Fred immediately set up shop. With Sheldon-Like Analysis, he tried out each of our porch chairs and swing to find the optimal resting spot, then quickly made it clear that this one was Fred’s Spot.


He would disappear sometimes, but normally could be found on our porch.

He happily endured the children, both mine and the neighbor’s, taking part in their games and being the utmost of a gentleman.


He became a regular attender of our picnics,


Didn’t mind at all that Ali pampered him with treats,


And posed willingly for her finger-laden photography.


He even followed Ali up her favorite climbing trees.

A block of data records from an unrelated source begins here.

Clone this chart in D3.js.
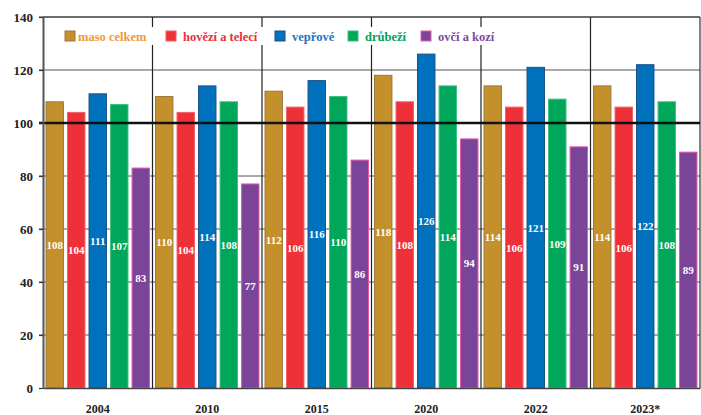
<!DOCTYPE html>
<html><head><meta charset="utf-8">
<script src="https://cdn.jsdelivr.net/npm/d3@7"></script>
<style>body{margin:0;background:#fff}svg{display:block}</style>
</head><body>
<svg id="c" width="701" height="415"></svg>
<script>
const years = ["2004","2010","2015","2020","2022","2023*"];
const seriesNames = ["maso celkem","hovězí a telecí","vepřové","drůbeží","ovčí a kozí"];
const masoCelkem = [108,110,112,118,114,114];
const hovezi = [104,104,106,108,106,106];
const veprove = [111,114,116,126,121,122];
const drubezi = [107,108,110,114,109,108];
const ovci = [83,77,86,94,91,89];
const yTicks = [0,20,40,60,80,100,120,140];

const seriesValues = [masoCelkem,hovezi,veprove,drubezi,ovci];
const fills = ["#C4902C","#EE3138","#0071BD","#00A65A","#7A4599"];
const strokes = ["#9C7A3C","#F06068","#1D4F80","#3CC080","#E858A8"];
const textCols = ["#EE9A35","#EA2E3A","#1A74C2","#00A05C","#7A4A9C"];

const svg = d3.select("#c");
const L=43, R=700, T=17, B=388;
const font = "Liberation Serif, Times New Roman, serif";
const x = d3.scaleBand().domain(years).range([L,R]).padding(0);
const xi = d3.scaleBand().domain(seriesNames).range([0,x.bandwidth()]).paddingInner(0.19).paddingOuter(0.14);
const y = d3.scaleLinear().domain([0,140]).range([B,T]);

svg.append("g").selectAll("line").data(yTicks.filter(t=>t!==100&&t!==0)).join("line")
  .attr("x1",L-4).attr("x2",R).attr("y1",d=>y(d)).attr("y2",d=>y(d))
  .attr("stroke","#555").attr("stroke-width",1.2);

svg.append("g").selectAll("line").data(years.slice(1)).join("line")
  .attr("x1",d=>x(d)).attr("x2",d=>x(d)).attr("y1",T).attr("y2",B)
  .attr("stroke","#222").attr("stroke-width",1.2);
svg.append("line").attr("x1",R).attr("x2",R).attr("y1",T).attr("y2",B).attr("stroke","#333").attr("stroke-width",1.2);

const data = [];
years.forEach((yr,i)=>seriesNames.forEach((s,j)=>data.push({yr,s,j,v:seriesValues[j][i]})));
const g = svg.append("g");
g.selectAll("rect").data(data).join("rect")
  .attr("x",d=>x(d.yr)+xi(d.s)).attr("width",xi.bandwidth())
  .attr("y",d=>y(d.v)).attr("height",d=>B-y(d.v))
  .attr("fill",d=>fills[d.j]).attr("stroke",d=>strokes[d.j]).attr("stroke-width",1);
g.selectAll("text").data(data).join("text")
  .attr("x",d=>x(d.yr)+xi(d.s)+xi.bandwidth()/2)
  .attr("y",d=>(y(d.v)+B)/2+4)
  .attr("text-anchor","middle").attr("fill","#fff")
  .attr("font-family",font).attr("font-weight","bold").attr("font-size",11)
  .text(d=>d.v);

svg.append("line").attr("x1",L-4).attr("x2",R).attr("y1",y(100)).attr("y2",y(100))
  .attr("stroke","#111").attr("stroke-width",2.5);

const yAxis = d3.axisLeft(y).tickValues(yTicks).tickSize(4).tickSizeOuter(0);
const ya = svg.append("g").attr("transform",`translate(${L},0)`).call(yAxis);
ya.select(".domain").attr("stroke","#555").attr("stroke-width",2);
ya.selectAll(".tick line").attr("stroke","#333").attr("stroke-width",1.2);
ya.selectAll(".tick text").attr("font-family",font).attr("font-weight","bold").attr("font-size",13).attr("fill","#222").attr("x",-10);

const xAxis = d3.axisBottom(x).tickSize(0);
const xa = svg.append("g").attr("transform",`translate(0,${B})`).call(xAxis);
xa.select(".domain").attr("stroke","#444").attr("stroke-width",1.5);
xa.selectAll(".tick text").attr("font-family",font).attr("font-weight","bold").attr("font-size",12).attr("fill","#222").attr("dy","0").attr("y",25);

svg.append("line").attr("x1",L).attr("x2",R).attr("y1",T).attr("y2",T).attr("stroke","#333").attr("stroke-width",1.2);

const lg = svg.append("g");
lg.append("rect").attr("x",58).attr("y",27).attr("width",450).attr("height",18).attr("fill","#fff");
const legX = [65,166,275,348,421];
seriesNames.forEach((s,j)=>{
  lg.append("rect").attr("x",legX[j]).attr("y",31).attr("width",10).attr("height",10)
    .attr("fill",fills[j]).attr("stroke",strokes[j]).attr("stroke-width",1);
  lg.append("text").attr("x",legX[j]+(j===0?13:17)).attr("y",40.5)
    .attr("fill",textCols[j]).attr("font-family",font).attr("font-weight","bold").attr("font-size",12.5)
    .text(s);
});
</script>
</body></html>
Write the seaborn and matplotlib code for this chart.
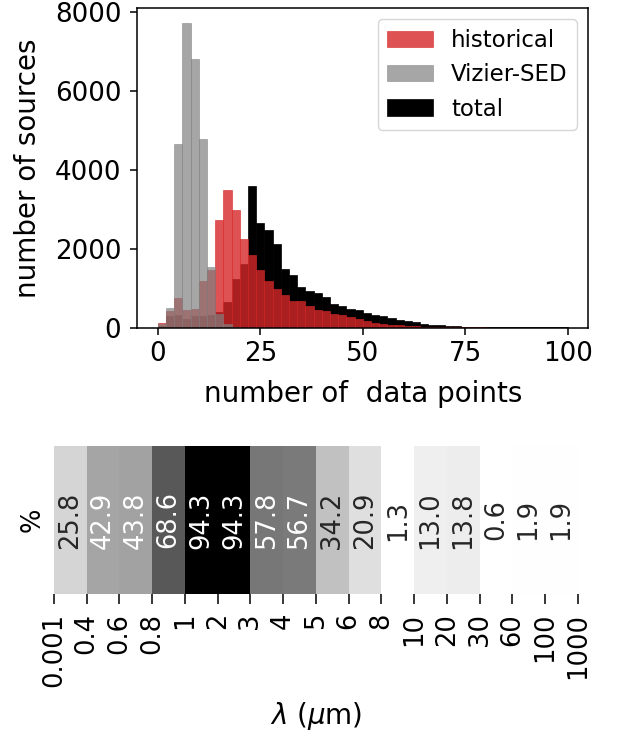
import numpy as np
import pandas as pd
import matplotlib
matplotlib.use("Agg")
import matplotlib.pyplot as plt
from matplotlib.colors import to_rgba
import seaborn as sns

# ---------------- data ----------------
bin_edges = list(range(0, 102, 2))          # 50 bins of width 2 from 0 to 100
bin_centers = [e + 1 for e in bin_edges[:-1]]

historical_counts = [115, 425, 750, 440, 470, 1180, 1460, 2728, 3490, 2982,
                     2246, 1840, 1459, 1180, 977, 825, 673, 677, 546, 444,
                     419, 343, 317, 266, 216, 165, 114, 89, 63, 63,
                     38, 38, 21, 13, 8, 5, 3, 2, 1, 1,
                     0, 0, 0, 0, 0, 0, 0, 0, 0, 0]
vizier_counts = [100, 487, 4657, 7720, 6806, 4776, 1528, 343, 89, 10,
                 0, 0, 0, 0, 0, 0, 0, 0, 0, 0,
                 0, 0, 0, 0, 0, 0, 0, 0, 0, 0,
                 0, 0, 0, 0, 0, 0, 0, 0, 0, 0,
                 0, 0, 0, 0, 0, 0, 0, 0, 0, 0]
total_counts = [40, 290, 315, 210, 300, 295, 310, 402, 650, 1231,
                1612, 3591, 2644, 2475, 2119, 1485, 1332, 1032, 926, 870,
                770, 596, 546, 470, 444, 368, 317, 292, 241, 190,
                165, 140, 89, 63, 55, 38, 30, 25, 18, 15,
                10, 6, 4, 3, 2, 2, 1, 1, 1, 1]

heat_values = [25.8, 42.9, 43.8, 68.6, 94.3, 94.3, 57.8, 56.7, 34.2, 20.9,
               1.3, 13.0, 13.8, 0.6, 1.9, 1.9]
wavelength_edges = ['0.001', '0.4', '0.6', '0.8', '1', '2', '3', '4', '5', '6',
                    '8', '10', '20', '30', '60', '100', '1000']
heat_row_label = ['%']

hist_df = pd.DataFrame({'x': bin_centers, 'historical': historical_counts,
                        'vizier': vizier_counts, 'total': total_counts})

# ---------------- figure ----------------
W, H = 619, 733
fig = plt.figure(figsize=(W / 100, H / 100), dpi=100)
plt.rcParams['font.family'] = ['DejaVu Sans']

def box(l, r, t, b):
    return [l / W, 1 - b / H, (r - l) / W, (b - t) / H]

ax = fig.add_axes(box(137.3, 588.3, 8, 327.5))
hax = fig.add_axes(box(54, 577.7, 446, 594))

red = 'tab:red'
gray = 'gray'
sns.histplot(data=hist_df, x='x', weights='total', bins=bin_edges, color='black',
             alpha=1.0, edgecolor='black', linewidth=0.5, label='total', ax=ax)
sns.histplot(data=hist_df, x='x', weights='historical', bins=bin_edges, color=red,
             alpha=0.8, edgecolor=to_rgba(red, 0.8), linewidth=0.5,
             label='historical', ax=ax)
sns.histplot(data=hist_df, x='x', weights='vizier', bins=bin_edges, color=gray,
             alpha=0.7, edgecolor=to_rgba(gray, 0.7), linewidth=0.5,
             label='Vizier-SED', ax=ax)

ax.set_xlim(-5, 105)
ax.set_ylim(0, max(vizier_counts) * 1.05)
ax.set_xticks([0, 25, 50, 75, 100])
ax.set_yticks([0, 2000, 4000, 6000, 8000])
ax.tick_params(axis='both', labelsize=18.8, length=5, width=1.1)
ax.tick_params(axis='x', pad=5)
ax.tick_params(axis='y', pad=6.5)
for s in ax.spines.values():
    s.set_linewidth(1.1)
ax.set_xlabel('number of  data points', fontsize=20, labelpad=9)
ax.set_ylabel('number of sources', fontsize=20, labelpad=9.5)

handles, labels = ax.get_legend_handles_labels()
order = [labels.index(n) for n in ['historical', 'Vizier-SED', 'total']]
ax.legend([handles[i] for i in order], [labels[i] for i in order],
          loc='upper right', fontsize=16.5)

# ---------------- heatmap ----------------
df = pd.DataFrame([heat_values], index=heat_row_label)
sns.heatmap(df, ax=hax, cmap='Greys', annot=True, fmt='.1f', cbar=False,
            annot_kws={'rotation': 90, 'fontsize': 18.5},
            xticklabels=False, yticklabels=heat_row_label)
hax.set_xticks(np.arange(len(wavelength_edges)))
hax.set_xticklabels(wavelength_edges, rotation=90, fontsize=18.5)
hax.set_yticks([0.5])
hax.set_yticklabels(heat_row_label, rotation=90, fontsize=18.5, va='center')
hax.tick_params(axis='x', length=7, width=1.1, pad=6.5, bottom=True)
hax.tick_params(axis='y', length=0, pad=5.8)
hax.set_xlabel(r'$\lambda$ ($\mu$m)', fontsize=20, labelpad=9.5)

fig.savefig('out.png', dpi=100, facecolor='white')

Noah, however, was not as convinced of Fred’s Goodness.


Because, he explained, “Gramamma has a cat and her cat is mean.”

(He’s right.)

Whether Noah had a fry, a car, or his favorite brick (yes brick), if he saw Fred within 1000 feet, he would yell out,

“No Fred! Don’t take my fry! Mooooommmmmy!!! Fred is trying to take my fry!!”

“No Fred! Don’t take my car! Mooooommmmmy!!! Fred is trying to take my car!!”

“No Fred! Don’t take my brick! Mooooommmmmy!!! Fred is trying to take my brick!!”

Because apparently my Mom’s cat also has a problem with stealing bricks?

But Fred didn’t care.



As Noah thawed, he would work up the courage to run up to Fred, pet him, then run away, squealing with adrenaline.


And Fred didn’t flinch.


Fred also has human qualities, picking up food with his paw and eating it like a man – or at least when I rudely fed him straight out of the can.


(He usually gets dry cat food. But they give you one free can with every bag in hopes that your cat becomes a foodie and demands it.)

Ali proved herself to be quite the responsible pet owner in the most meticulous of ways. She fed Fred. She fretted over Fred when he went off on adventure. And she rarely let him eat a meal alone.


Or unfettered.


Even though Fred managed to daily throw his food bowl off the porch and somewhere in the far reaches of the yard, Ali would dutifully find him another bowl or retrieve and wash his thrown bowls. One morning we woke up and found that four bowls had been retrieved and put in front of the door. We immediately assumed that Fred was especially hungry that day and wanted us to know it. Then later realized that Chris had cleaned up the yard the night before.

Fred seems to be friends with the neighbor’s cat, as well – she steals his food, but he follows her around. In fact, we watched her tromp across the street and down into the storm drain. Fred watched too, then took off to follow.

I don’t know what they were doing in that storm drain, but whatever it was I’m glad they took it to a private place.

He’s recently acquired the habit of napping in my lap on sunny afternoons, and I often stare at the top of his head and wonder what secrets he holds.

Who owned you?

What made you leave?

What kids loved you enough to make you so comfortable with my little people?

Where do you go when you disappear for 24 hours at a time?

Will you leave my daughter one day, too? Once a leaver, always a leaver. And I don’t want any heartbreakers hanging around.

And so, I pet him a little harder, begging him with my fingernails to stay forever. For her sake.

Although I cannot seem to come up with a reasonable explanation for Fred’s very purposeful adoption of Ali, she did.

“Mommy, I think I figured out why Fred came here. I think his old owners had a picture of me and Fred saw it and scratched at it and scratched at it every day. And then one day he just had to set off to look for me until he found me, because he knew I was supposed to be his owner.”

And really, who can argue with that?